The Exiles: A Novel

Image of The Exiles: A Novel
Release Date: 
September 15, 2020
Publisher/Imprint: 
Custom House
Pages: 
384
Reviewed by: 

“You’ll open this novel because of history, read on because of story, and close it knowing more about your own life, right here, right now.”

Christina Baker Kline is at her best when she takes her reader on a journey. In The Exiles, she takes us to the era of British colonization, convict deportation, and the takeover of indigenous land in Australia and Tasmania. Along the way, we meet three main female characters: an indigenous girl, kidnapped from the family and home she loves; a naive English governess, impregnated by the man who proposes to then abandons her; and a midwife’s daughter labeled a thief for a crime she committed for her mother.

The writing is vivid, visual, real. And gut-wrenching. The plot twists will shock you. 

Told through alternating points of view and locales, the novel moves from an upper class British household, to a dank prison cell, to a former slave (now convict) ship, to the shores of Van Diemen's Land (now Tasmania), and another prison. The journey allows the unlikely meeting and friendship of many different groups of women, first thrown together in a dungeon, then on a vessel called Madea bound for a penal colony, then as servants in the home where a kidnapped Aboriginal girl is held captive as a fanciful, cruel experiment.

This novel would be a page-turner if not filled with dark despair at almost every turn, if not its graphic depiction of the raping of land and women. The faint of heart or empathic may need breaks from the pain etched on nearly every page.

All the female characters are molested, raped, beaten, or tortured. What they hold dearest is stolen or killed. Mathinna, a native of the area, is torn from her homeland and "civilized," then abandoned on a whim. Evangeline is seduced, then accused of theft and murder, also abandoned by the man she thought loved her. Hazel’s mother is desperate perhaps but puts her daughter in danger’s way instead of herself, asking her to steal a silver spoon.

The novel begs the question: Have we women not all been imprisoned, even if we went willingly, or succumbed to the promise of a gilded cage in the name of love?

But Baker is saying love is key. Evangeline is a late pastor's daughter turned governess who falls in love with the wrong man. Hazel steals for her mother. Perhaps the most tragic character is Mathinna, who continues to love her family while trying to care about her captors. Yet all three of these women experience fleeting moments of beauty and wonder despite their plight. They continue to love even though love has betrayed them. The three find their redemption in love of a daughter, Ruby, who touches all their lives in some way.

"The bare canvas crawled with fleas. The floor was sticky. The room smelled of urine and blood and feces. When the door clanked shut, the women were in total darkness.
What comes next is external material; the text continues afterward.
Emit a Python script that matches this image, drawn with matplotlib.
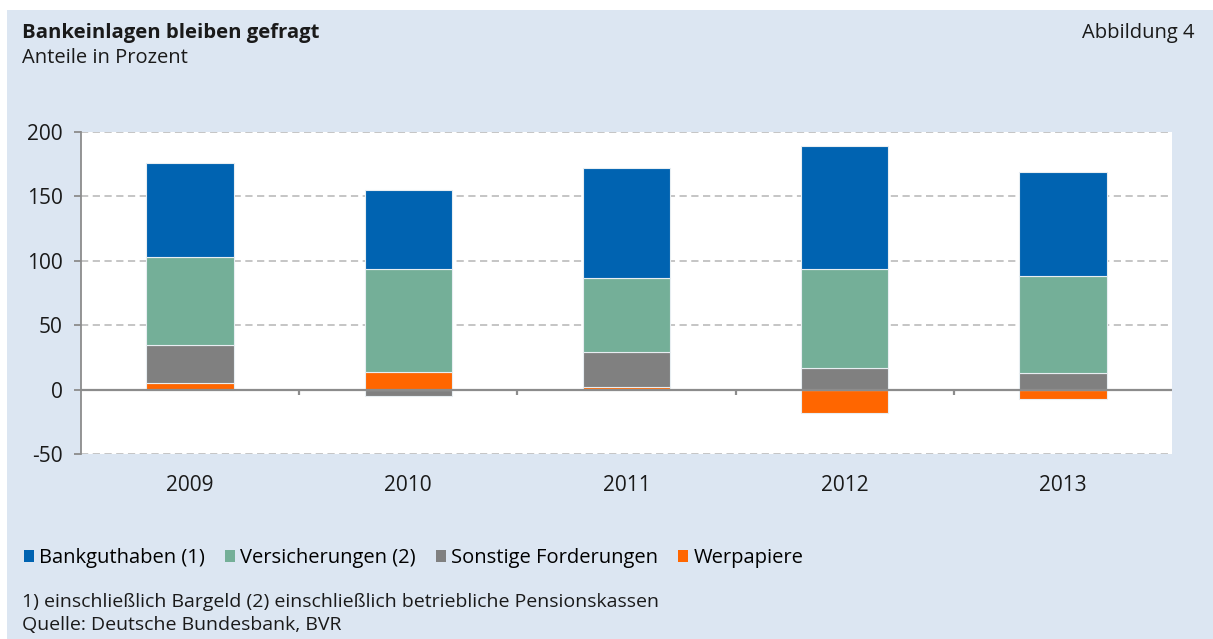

Sitting on a moldy hammock, listening to the moans and coughs and sobs around her, Hazel thought only of Ruby, alone in the nursery. Was she wet? Was she crying? Hungry?"

Because these (and other secondary female) characters care, Ruby lives on.

Christina Baker Kline’s acknowledgements prove this novel may be her most well-researched, historically true publication to date. She's also a great storyteller who engages you with a character and place fully, making you love them, making it very difficult to lose them.

The author’s quest for complete authenticity will be evident to all readers of historical fiction. It’s amazing these characters are based on real women from this era who bequeathed today’s women freedom by their lives well lived at all costs. 

Most women of the 1800s did not have any assurance of safety. Many died. The indigenous women of the South Pacific were all but wiped out by genocide. The Australian Aboriginals comprise only 3.3% of the population there today.

Baker’s women meet their destiny with courage and forbearance. Step by step on their life journeys, they leave tenuous breadcrumbs at first, then lay down a strong foundation for the women who follow them.  

This is a novel for our times, and a novel that will stay with you. It's a perfect book club read. Save it for a time when you feel grounded, safe, but do read it.

Why? Because The Exiles teaches about the real women transported and deported on ships, the real Australian natives and settlers. Yet story wins over fact, adventure over grief. The author's ability to weave fact with fiction, tragedy with moments of hope, and the everyday with the universal will leave you immersed, wanting more. You’ll open this novel because of history, read on because of story, and close it knowing more about your own life, right here, right now. Realizing that moments of facing fear head-on lead to moments of the greatest ecstasy and empowerment, that our courage today means more than we could ever predict—to our daughters, and their daughters, to the future of the world.